The figure above summarises 925,874,012 trips over the 7 days associated with 135,866,524 records.

We’ll use the same input data to pick-out the most important flows in Spain, with a focus on longer trips for visualisation:

od_large = od_multi_list |>
  map(~ .x |>
        group_by(origen, destino) |>
        summarise(Trips = sum(viajes), .groups = "drop") |>
        filter(Trips > 500) |>
        collect()
  ) |>
  list_rbind() |>
  group_by(origen, destino) |>
  summarise(Trips = sum(Trips)) |>
  arrange(desc(Trips))
od_large
# A tibble: 37,023 × 3
# Groups:   origen [3,723]
   origen  destino    Trips
   <chr>   <chr>      <dbl>
 1 2807908 2807908 2441404.
 2 0801910 0801910 2112188.
 3 0801902 0801902 2013618.
 4 2807916 2807916 1821504.
 5 2807911 2807911 1785981.
 6 04902   04902   1690606.
 7 2807913 2807913 1504484.
 8 2807910 2807910 1299586.
 9 0704004 0704004 1287122.
10 28106   28106   1286058.
# ℹ 37,013 more rows

The results show that the largest flows are intra-zonal.
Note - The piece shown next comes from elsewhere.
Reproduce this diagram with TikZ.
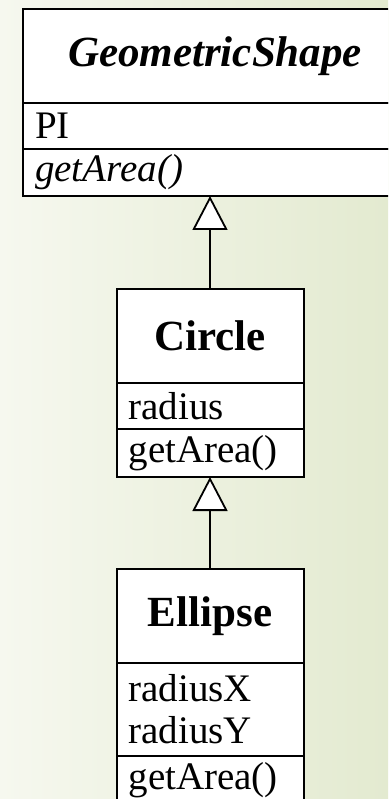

Let’s keep only the inter-zonal flows:

od_large_interzonal = od_large |>
  filter(origen != destino)

We can convert these to geographic data with the {od} package:

od_large_interzonal_sf = od::od_to_sf(
  od_large_interzonal,
  z = distritos_wgs84
)
od_large_interzonal_sf |>
  ggplot() +
  geom_sf(aes(size = Trips), colour = "red") +
  theme_void()

Let’s focus on trips in and around a particular area (Salamanca):

salamanca_zones = zonebuilder::zb_zone("Salamanca")
distritos_salamanca = distritos_wgs84[salamanca_zones, ]
plot(distritos_salamanca)

We will use this information to subset the rows, to capture all movement within the study area:

ids_salamanca = distritos_salamanca$ID
od_salamanca = od_multi_list |>
  map(~ .x |>
        filter(origen %in% ids_salamanca) |>
        filter(destino %in% ids_salamanca) |>
        collect()
  ) |>
  list_rbind() |>
  group_by(origen, destino) |>
  summarise(Trips = sum(viajes)) |>
  arrange(Trips)

Let’s plot the results:

od_salamanca_sf = od::od_to_sf(
  od_salamanca,
  z = distritos_salamanca
)
od_salamanca_sf |>
  filter(origen != destino) |>
  ggplot() +
  geom_sf(aes(colour = Trips), size = 1) +
  scale_colour_viridis_c() +
  theme_void()

Disaggregating desire lines

For this you’ll need some additional dependencies:

We’ll get the road network from OSM:

salamanca_boundary = sf::st_union(distritos_salamanca)
osm_full = osmactive::get_travel_network(salamanca_boundary)
osm = osm_full[salamanca_boundary, ]
drive_net = osmactive::get_driving_network(osm)
drive_net_major = osmactive::get_driving_network_major(osm)
cycle_net = osmactive::get_cycling_network(osm)
cycle_net = osmactive::distance_to_road(cycle_net, drive_net_major)
cycle_net = osmactive::classify_cycle_infrastructure(cycle_net)
map_net = osmactive::plot_osm_tmap(cycle_net)
map_net

We can use the road network to disaggregate the desire lines:

od_jittered = odjitter::jitter(
  od_salamanca_sf,
  zones = distritos_salamanca,
  subpoints = drive_net,
  disaggregation_threshold = 1000,
  disaggregation_key = "Trips"
)

Let’s plot the disaggregated desire lines:

od_jittered |>
  arrange(Trips) |>
  ggplot() +
  geom_sf(aes(colour = Trips), size = 1) +
  scale_colour_viridis_c() +
  geom_sf(data = drive_net_major, colour = "black") +
  theme_void()